New technology gives prostate cancer patients cutting-edge surgical options
Posted on 23 October 2018
Dr Gawie Bruwer, a urologist at Mediclinic Durbanville, explains why robotic surgery is the best and most effective way to treat prostate cancer.
Prostate cancer is the most common cancer for South African men, with one in seven local men at risk of developing the disease in their lifetime. Prostate cancer patients stand to benefit from the minimally invasive approach of robotic surgery.
Traditional prostate cancer treatments include open surgery, laparoscopic surgery, radiotherapy and hormone therapy. Many of these patients are treated with a combination. Dr Gawie Bruwer says the relatively recent introduction of robotic surgical systems is changing the way doctors plan their treatment programmes.
Brachytherapy is a form of radiation therapy where a surgeon will implant radioactive seeds directly into the cancerous prostate.

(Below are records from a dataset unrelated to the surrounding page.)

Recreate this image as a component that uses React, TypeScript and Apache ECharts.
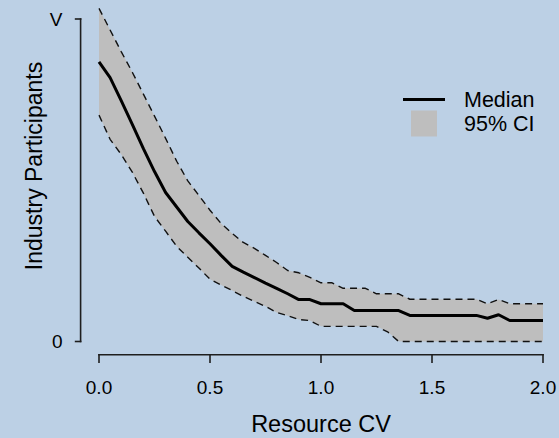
import React, { useEffect, useRef } from 'react';
import * as echarts from 'echarts';

const xValues = [
  0, 0.05, 0.1, 0.15, 0.2, 0.25, 0.3, 0.35, 0.4, 0.45, 0.5, 0.55, 0.6, 0.65, 0.7, 0.75, 0.8, 0.85, 0.9, 0.95,
  1.0, 1.05, 1.1, 1.15, 1.2, 1.25, 1.3, 1.35, 1.4, 1.45, 1.5, 1.55, 1.6, 1.65, 1.7, 1.75, 1.8, 1.85, 1.9, 1.95, 2.0,
];

// values expressed as a fraction of V
const medianValues = [
  0.867, 0.818, 0.747, 0.673, 0.598, 0.527, 0.462, 0.417, 0.372, 0.337, 0.303, 0.267, 0.233, 0.215, 0.198, 0.181,
  0.165, 0.148, 0.130, 0.130, 0.117, 0.117, 0.117, 0.096, 0.096, 0.096, 0.096, 0.096, 0.081, 0.081, 0.081, 0.081,
  0.081, 0.081, 0.081, 0.072, 0.083, 0.065, 0.065, 0.065, 0.065,
];

const lowerValues = [
  0.702, 0.627, 0.580, 0.525, 0.460, 0.388, 0.342, 0.295, 0.261, 0.228, 0.193, 0.175, 0.158, 0.140, 0.124, 0.109,
  0.090, 0.080, 0.068, 0.065, 0.047, 0.047, 0.047, 0.047, 0.047, 0.047, 0.030, 0, 0, 0, 0, 0,
  0, 0, 0, 0, 0, 0, 0, 0, 0,
];

const upperValues = [
  1.033, 0.966, 0.899, 0.835, 0.767, 0.699, 0.630, 0.559, 0.498, 0.453, 0.407, 0.366, 0.335, 0.307, 0.289, 0.267,
  0.245, 0.220, 0.213, 0.199, 0.182, 0.182, 0.165, 0.165, 0.165, 0.148, 0.148, 0.148, 0.131, 0.131, 0.131, 0.131,
  0.131, 0.131, 0.131, 0.117, 0.130, 0.117, 0.117, 0.117, 0.117,
];

const xTickValues = [0, 0.5, 1.0, 1.5, 2.0];
const yTickValues = [0, 1];
const yTickLabels: Record<string, string> = { '0': '0', '1': 'V' };

const FONT = '"Liberation Sans", Arial, Helvetica, sans-serif';
const BG = '#bcd0e5';
const BAND = '#bebebe';
const AXIS_COLOR = '#1e1e1e';
const AXIS_W = 1.6;

const hiddenAxis = (gridIndex: number, min: number, max: number) => ({
  type: 'value',
  gridIndex,
  min,
  max,
  show: false,
  axisLine: { show: false },
  axisTick: { show: false },
  axisLabel: { show: false },
  splitLine: { show: false },
});

export default function App() {
  const ref = useRef<HTMLDivElement>(null);

  useEffect(() => {
    if (!ref.current) return;
    const chart = echarts.init(ref.current, undefined, { renderer: 'svg' });

    const pairs = (vals: number[]) => xValues.map((x, i) => [x, vals[i]]);

    const option: any = {
      animation: false,
      backgroundColor: BG,
      textStyle: { fontFamily: FONT, color: '#000' },
      grid: [
        // data area
        { left: 99, right: 16, top: 19, bottom: 96.5, containLabel: false, outerBoundsMode: 'none' },
        // detached x axis labels (R style)
        { left: 99, right: 16, top: 19, bottom: 84, containLabel: false, outerBoundsMode: 'none' },
        // detached y axis labels (R style)
        { left: 80.5, right: 16, top: 19, bottom: 96.5, containLabel: false, outerBoundsMode: 'none' },
      ],
      xAxis: [
        hiddenAxis(0, 0, 2),
        {
          type: 'value',
          gridIndex: 1,
          min: 0,
          max: 2,
          interval: 0.5,
          axisLine: { show: false },
          axisTick: { show: false },
          splitLine: { show: false },
          axisLabel: {
            color: '#000',
            fontSize: 19,
            fontFamily: FONT,
            margin: 24,
            formatter: (v: number) => (xTickValues.includes(v) ? v.toFixed(1) : ''),
          },
          name: 'Resource CV',
          nameLocation: 'middle',
          nameGap: 58,
          nameTextStyle: { color: '#000', fontSize: 23.5, fontFamily: FONT },
        },
        hiddenAxis(2, 1, 2),
      ],
      yAxis: [
        hiddenAxis(0, 0, 1),
        hiddenAxis(1, 1, 2),
        {
          type: 'value',
          gridIndex: 2,
          min: 0,
          max: 1,
          interval: 1,
          axisLine: { show: false },
          axisTick: { show: false },
          splitLine: { show: false },
          axisLabel: {
            color: '#000',
            fontSize: 19,
            fontFamily: FONT,
            margin: 18,
            formatter: (v: number) => yTickLabels[String(v)] ?? '',
          },
        },
      ],
      legend: {
        show: true,
        orient: 'vertical',
        left: 403,
        top: 88.5,
        padding: 0,
        itemWidth: 42,
        itemHeight: 26,
        itemGap: 0,
        selectedMode: false,
        textStyle: { color: '#000', fontSize: 21.5, fontFamily: FONT, padding: [0, 0, 0, 14] },
        data: [
          { name: 'Median', icon: 'path://M0,0H42V3H0Z', itemStyle: { color: '#000', borderWidth: 0 } },
          { name: '95% CI', icon: 'path://M0,0H10V10H0Z', itemStyle: { color: BAND, borderWidth: 0 } },
        ],
      },
      graphic: [
        {
          type: 'text',
          x: 33.5,
          y: 166,
          rotation: Math.PI / 2,
          style: {
            text: 'Industry Participants',
            fontSize: 23,
            fontFamily: FONT,
            fill: '#000',
            align: 'center',
            verticalAlign: 'middle',
          },
        },
      ],
      series: [
        {
          // R-style detached axis lines and ticks, placed through the data scales
          name: 'axes',
          type: 'custom',
          xAxisIndex: 0,
          yAxisIndex: 0,
          data: [[0, 0]],
          encode: { x: 0, y: 1 },
          clip: false,
          silent: true,
          z: 4,
          renderItem: (_params: any, api: any) => {
            const o = api.coord([0, 0]);
            const e = api.coord([2, 0]);
            const t = api.coord([0, 1]);
            const axY = o[1] + 12.4;
            const axX = o[0] - 19.2;
            const fill = AXIS_COLOR;
            const children: any[] = [
              {
                type: 'rect',
                shape: { x: o[0] - AXIS_W / 2, y: axY, width: e[0] - o[0] + AXIS_W, height: AXIS_W },
                style: { fill },
              },
              {
                type: 'rect',
                shape: { x: axX, y: t[1] - AXIS_W / 2, width: AXIS_W, height: o[1] - t[1] + AXIS_W },
                style: { fill },
              },
            ];
            xTickValues.forEach((v) => {
              const p = api.coord([v, 0]);
              children.push({
                type: 'rect',
                shape: { x: p[0] - AXIS_W / 2, y: axY, width: AXIS_W, height: 9 },
                style: { fill },
              });
            });
            yTickValues.forEach((v) => {
              const p = api.coord([0, v]);
              children.push({
                type: 'rect',
                shape: { x: axX - 5, y: p[1] - AXIS_W / 2, width: 5 + AXIS_W, height: AXIS_W },
                style: { fill },
              });
            });
            return { type: 'group', children };
          },
        },
        {
          name: '95% CI',
          type: 'custom',
          xAxisIndex: 0,
          yAxisIndex: 0,
          data: [[0, 0]],
          encode: { x: 0, y: 1 },
          clip: false,
          silent: true,
          itemStyle: { color: BAND },
          z: 1,
          renderItem: (_params: any, api: any) => {
            const pts: number[][] = [];
            for (let i = 0; i < xValues.length; i++) pts.push(api.coord([xValues[i], upperValues[i]]));
            for (let i = xValues.length - 1; i >= 0; i--) pts.push(api.coord([xValues[i], lowerValues[i]]));
            return { type: 'polygon', shape: { points: pts }, style: { fill: BAND } };
          },
        },
        {
          name: 'Upper',
          type: 'line',
          xAxisIndex: 0,
          yAxisIndex: 0,
          data: pairs(upperValues),
          symbol: 'none',
          clip: false,
          silent: true,
          lineStyle: { color: '#111', width: 1.4, type: [7, 5] },
          z: 2,
        },
        {
          name: 'Lower',
          type: 'line',
          xAxisIndex: 0,
          yAxisIndex: 0,
          data: pairs(lowerValues),
          symbol: 'none',
          clip: false,
          silent: true,
          lineStyle: { color: '#111', width: 1.4, type: [7, 5] },
          z: 2,
        },
        {
          name: 'Median',
          type: 'line',
          xAxisIndex: 0,
          yAxisIndex: 0,
          data: pairs(medianValues),
          symbol: 'none',
          clip: false,
          silent: true,
          color: '#000',
          lineStyle: { color: '#000', width: 3 },
          z: 3,
        },
      ],
    };

    chart.setOption(option);
    return () => chart.dispose();
  }, []);

  return (
    <div
      ref={ref}
      style={{ position: 'fixed', left: 0, top: 0, width: 559, height: 438 }}
    />
  );
}
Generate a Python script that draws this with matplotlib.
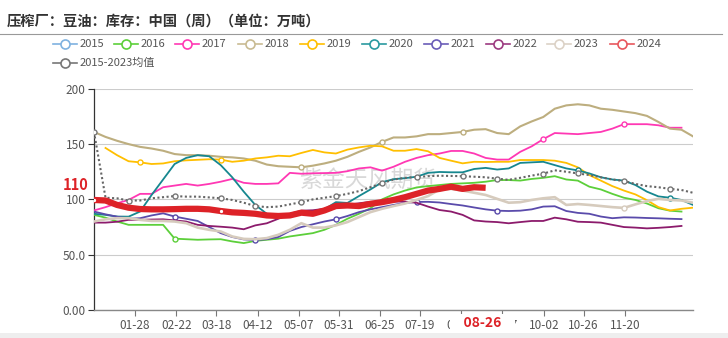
import matplotlib
matplotlib.use('Agg')
import matplotlib.pyplot as plt
import matplotlib.transforms as mtransforms
from matplotlib.lines import Line2D
from matplotlib.patches import Rectangle
import numpy as np
import pandas as pd

plt.rcParams['font.family'] = ['Noto Sans CJK SC', 'DejaVu Sans']

nan = np.nan
W, H = 728, 338

title = '压榨厂：豆油：库存：中国（周）（单位：万吨）'
watermark = '紫金天风期货'

# weekly slots across the year (53 slots), values in 万吨
tick_labels = ['01-28', '02-22', '03-18', '04-12', '05-07', '05-31', '06-25',
               '07-19', '08-13', '09-07', '10-02', '10-26', '11-20']
latest_date = '08-26'
latest_value = 110

y2016 = [86, 83.5, 80, 77, 77, 77, 77, 64.5, 64, 63.5, 63.8, 64, 62, 60.5, 62.5, 63.5,
         64.5, 66.5, 68, 69.5, 72.5, 77, 82.5, 87, 92, 100, 104.5, 108, 110.8, 112, 113,
         114, 114.5, 115, 116, 117.5, 117.5, 117, 118.5, 119.5, 121, 118, 117, 111.5, 109,
         105, 101.5, 99.5, 96.3, 92, 89.8, 89, nan]
y2017 = [90, 93, 96.5, 99.5, 105, 105, 111, 112.5, 114, 112.5, 114, 116, 118.5, 115, 114,
         114, 114.5, 124, 123.2, 123.6, 123.8, 124, 125.5, 128, 129, 126, 129.5, 134, 137.5,
         140, 141.5, 143.8, 143.8, 141.5, 137.5, 136, 136, 143, 148, 154.5, 160, 159.5, 159,
         160, 161, 164, 168, 168, 168, 167, 164.8, 164.8, nan]
y2018 = [161, 156.5, 153, 150, 147.5, 146, 144, 141, 140, 140, 139.5, 138.5, 138, 137, 135,
         131.5, 130, 129.5, 129, 130.5, 132.5, 135, 138.5, 143, 147, 152, 156, 156, 157, 159,
         159, 160, 161, 163, 163.5, 160, 159, 166, 170.5, 174.5, 182, 185, 186, 185, 182,
         181, 179.5, 178, 175.5, 170, 164, 163, 157]
y2019 = [nan, 146.5, 140, 134.5, 133.5, 132, 132.5, 134.5, 135.3, 135.8, 136.3, 136, 134, 135,
         137, 138, 139.5, 139, 142, 144.7, 142.5, 141.5, 145, 147, 148.5, 148, 144, 144,
         145.5, 143.5, 137.5, 135, 132.6, 134, 133.8, 134, 134, 135.6, 135.6, 135.6, 135,
         133, 129, 122, 117, 112, 108, 104.5, 99.3, 93, 90, 91.5, 92.5]
y2020 = [87, 86, 84.5, 84.4, 89, 104, 118, 132, 137.5, 140, 139, 131, 120, 107, 95, 87,
         84.4, 84.4, 87, 89, 91, 97.5, 96.8, 103, 109, 115.5, 118.3, 119.2, 120.5, 124,
         124.8, 124.5, 124.5, 127.5, 128.5, 127, 128, 133, 133.5, 134, 131, 128, 126.2,
         123.5, 120, 118, 117, 113, 107, 102.7, 101.5, 99.5, 95]
y2021 = [89, 86.5, 84.4, 82.5, 83, 85.5, 87.4, 84.5, 82.5, 80.5, 75, 69.5, 66, 63.8, 63.3,
         64, 66, 71.5, 75, 77.5, 80, 82, 85, 88.5, 91, 93, 95, 96.8, 97.7, 97.8, 97.2, 95.8,
         94.5, 92.7, 91, 89.8, 89.5, 89.8, 91, 93.5, 93.8, 89.5, 87.8, 87, 84.5, 83, 83.8,
         83.6, 83.2, 82.9, 82.5, 82.2, nan]
y2022 = [79, 79, 79.8, 81.5, 81.6, 81.8, 82, 81, 80, 77, 76, 75.3, 74.5, 73, 76.5, 78.4,
         82.5, 87, 89.8, 90.2, 91.5, 95, 95, 96.5, 97.8, 98, 98, 98, 97, 93.5, 90.4, 89, 86,
         81, 80, 79.5, 78.4, 79.5, 80.5, 80.5, 83.5, 82, 79.8, 79.5, 79, 77, 75, 74.5, 73.8,
         74.3, 75, 76, nan]
y2023 = [80, 82, 83, 83, 81.5, 80.5, 80.5, 80, 78.5, 74.5, 72.5, 71, 66.5, 64.3, 64, 65, 68,
         72.5, 78.5, 74.5, 74.5, 76.5, 79.5, 84, 88.5, 91.5, 94, 96.3, 99.5, 103, 109, 109.5,
         108, 106, 104, 100.5, 97, 97.5, 99.5, 101, 102, 95, 95.8, 95, 94, 93, 92.3, 95.5,
         98.5, 100.5, 99.5, 99, 97]
y2024 = [99.5, 99, 95, 92.5, 91.3, 91, 91, 91.2, 91.5, 91.5, 91, 89.5, 88.3, 87.8, 87, 85.5,
         85, 85.5, 88, 87, 90, 94, 94.5, 94, 96, 97.5, 99.5, 102, 105, 108, 109.5, 111.5,
         109.5, 111, 110.5] + [nan] * 18
y_avg = [161, 101.5, 101, 99, 99, 101, 102, 103, 102.5, 102.5, 101.8, 101, 99.5, 97, 94, 93,
         93.5, 95.5, 97.5, 100, 101.5, 103, 105, 107.5, 111, 114.5, 118, 119.5, 120.3, 121,
         121.4, 121.2, 121, 120.5, 120, 118.7, 117.7, 119.5, 121.5, 123.3, 126.3, 125, 123.5,
         122, 120, 118, 116.6, 114, 112, 111, 109.5, 108.5, 106]

weeks = np.arange(len(y_avg))


def date_to_week(s):
    day = pd.Timestamp('2023-' + s).dayofyear - 1
    return (day - 2.2) / 6.96


def fx(px):
    return px / W


def fy(py):
    return 1 - py / H


# name, values, colour, linewidth, marker slots
series = [
    ('2016', y2016, '#5ccf3a', 1.3, [7]),
    ('2017', y2017, '#ff38b4', 1.3, [39, 46]),
    ('2018', y2018, '#bdae7f', 1.5, [18, 25, 32]),
    ('2019', y2019, '#ffbf00', 1.3, [4, 11]),
    ('2020', y2020, '#16878f', 1.3, [42, 50]),
    ('2021', y2021, '#5a4bab', 1.3, [7, 14, 21, 28, 35]),
    ('2022', y2022, '#8c1b6c', 1.3, []),
    ('2023', y2023, '#d6cbbd', 1.9, [46]),
]

fig = plt.figure(figsize=(W / 100, H / 100), dpi=100)
ax = fig.add_axes([fx(94), fy(310), fx(693) - fx(94), fy(88.8) - fy(310)])

for name, vals, col, lw, marks in series:
    ax.plot(weeks, vals, color=col, lw=lw, marker='o', markevery=marks, ms=3.6,
            mfc='white', mec=col, mew=1, zorder=3)

ax.plot(weeks, y_avg, color='#666666', lw=1.5, ls=(0, (1, 1.2)), marker='o',
        markevery=[0, 3, 7, 11, 14, 18, 21, 25, 28, 32, 35, 39, 42, 46, 50], ms=3.6,
        mfc='white', mec='#777777', mew=1, zorder=4)
ax.plot(weeks, y2024, color='#dd2227', lw=4.5, solid_capstyle='butt', marker='o',
        markevery=[0, 11], ms=3.2, mfc='white', mec='#dd2227', mew=0.8, zorder=5)

ax.set_xlim(0, 52)
ax.set_ylim(0, 200)
ax.set_yticks([0, 50, 100, 150, 200])
ax.set_yticklabels(['0.00', '50.0', '100', '150', '200'])
ax.set_xticks([date_to_week(s) for s in tick_labels])
ax.set_xticklabels(tick_labels)
ax.tick_params(axis='y', length=4, width=0.8, color='#333333', labelsize=8.5,
               labelcolor='#555555', pad=2)
ax.tick_params(axis='x', length=4, width=0.8, color='#777777', labelsize=8.5,
               labelcolor='#555555', pad=2.5)
ax.grid(axis='y', color='#cccccc', lw=0.8)
ax.set_axisbelow(True)
for s in ['top', 'right']:
    ax.spines[s].set_visible(False)
ax.spines['left'].set_color('#333333')
ax.spines['left'].set_linewidth(0.9)
ax.spines['bottom'].set_color('#888888')
ax.spines['bottom'].set_linewidth(1)

ax.text(0.457, 0.588, watermark, transform=ax.transAxes, fontsize=16.5,
        color='#cfcfcf', alpha=0.8, ha='center', va='center', zorder=1)

# latest value marker on y axis
trans = mtransforms.blended_transform_factory(ax.transAxes, ax.transData)
ax.text(-0.03, latest_value + 3, str(latest_value), transform=trans, color='#dd2227',
        fontsize=10.5, fontweight='bold', ha='center', va='center', clip_on=False,
        bbox=dict(boxstyle='square,pad=0.15', fc='white', ec='none'), zorder=6)

# latest date on x axis, its white box hides the neighbouring labels as in the source
ax.annotate('    ' + latest_date + '    ', xy=(date_to_week(latest_date), 0),
            xycoords=('data', 'axes fraction'), xytext=(0, -9.2), textcoords='offset points',
            color='#dd2227', fontsize=10, fontweight='bold', ha='center', va='center',
            bbox=dict(boxstyle='square,pad=0.1', fc='white', ec='none'),
            annotation_clip=False, zorder=2)

# title and rule
fig.text(fx(7), fy(21.7), title, fontsize=10.3, fontweight='bold', color='#333333',
         ha='left', va='center')
fig.add_artist(Line2D([0, fx(722)], [fy(34), fy(34)], color='#999999', lw=0.8))

# legend
legend_names = ['2015', '2016', '2017', '2018', '2019', '2020', '2021', '2022', '2023', '2024']
legend_colors = ['#7fb2e0', '#5ccf3a', '#ff38b4', '#c9bb92', '#ffbf00', '#2a9aa0',
                 '#6a5cb8', '#9c3a80', '#dcd2c6', '#e8575d']
legend_x = [53, 114, 175, 238, 300, 362, 424, 486, 547, 610]
for name, col, px in zip(legend_names, legend_colors, legend_x):
    fig.add_artist(Line2D([fx(px), fx(px + 24)], [fy(44), fy(44)], color=col, lw=1.2))
    fig.add_artist(Line2D([fx(px + 12)], [fy(44)], marker='o', ms=6.5, mfc='white',
                          mec=col, mew=1.2))
    fig.text(fx(px + 27), fy(44), name, fontsize=8, color='#555555', ha='left', va='center')
fig.add_artist(Line2D([fx(53), fx(77)], [fy(63), fy(63)], color='#777777', lw=1.2))
fig.add_artist(Line2D([fx(65)], [fy(63)], marker='o', ms=6.5, mfc='white',
                      mec='#777777', mew=1.2))
fig.text(fx(80), fy(63), '2015-2023均值', fontsize=8, color='#555555', ha='left', va='center')

fig.add_artist(Rectangle((0, 0), 1, 5 / H, transform=fig.transFigure, fc='#eeeeee',
                         ec='none'))

fig.savefig('out.png', dpi=100)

This is also known as internal radiation and is used as a way to deliver high doses of radiation to very specific parts of the organ.
At a recent South African Urology Association Congress, doctors were asked if they felt brachytherapy is overused in SA, and 66% of them agreed, says Dr Bruwer.
“We find that in many cases, after we have removed the cancerous prostate, the grade of cancer is higher than we expected, based on the initial biopsies,” he says. “That’s because the biopsy only gives you a sampling of the extent of the disease.”
Without a clear picture of the histology of the prostate and the aggression of the cancer, the risk is that doctors who prescribe a course of brachytherapy may undertreat the tumour. “You will never know the histology unless you remove the organ,” says Dr Bruwer. “Once you remove the prostate, you know exactly how aggressive the cancer is, and you can act on that information quickly.”
A prostatectomy by open surgery has its own downsides, however. Apart from extensive recovery time, it can lead to urinary incompetence and erectile dysfunction.
This may explain why doctors in other areas of the world are turning to the minimally invasive option of robotic surgery, and the da Vinci Robotic Surgical System in particular. In South Africa, however, about 80% of prostate cancer patients will be prescribed brachytherapy, says Dr Bruwer. In most other developed countries, that rate is down to below 5% of cases.
Why the discrepancy? There is an issue of access, he says. “There are only five da Vinci Robotic Surgical Systems in the country right now. This is an expensive piece of equipment, and not everyone is able to be trained in using it.”
Mediclinic Durbanville is one of a handful of local hospitals to host this cutting-edge surgical system, which can help patients with prostate, testicular and colorectal cancer, among other conditions.
The Cancer Treatment Centers of America reports that the Da Vinci Robotic Surgical System offers a minimally invasive alternative to open and keyhole surgery. Its documented benefits for patients include:
- Less pain
- Lower risk of infection or complications
- Less blood loss
- A shorter hospital stay
- Less scarring due to smaller incisions
- Quicker return to normal activities
As far as a patient’s quality of life is concerned, the benefit of a shorter recovery time after the procedure can’t be overestimated, says Dr Bruwer.
“Over 90% of my robotic surgery patients go home the very next day. They have a catheter inserted for seven days, whereas open surgery patients wear a catheter for three weeks. And most of my patients now go back to work within days after surgery – before, they would be off for four weeks.”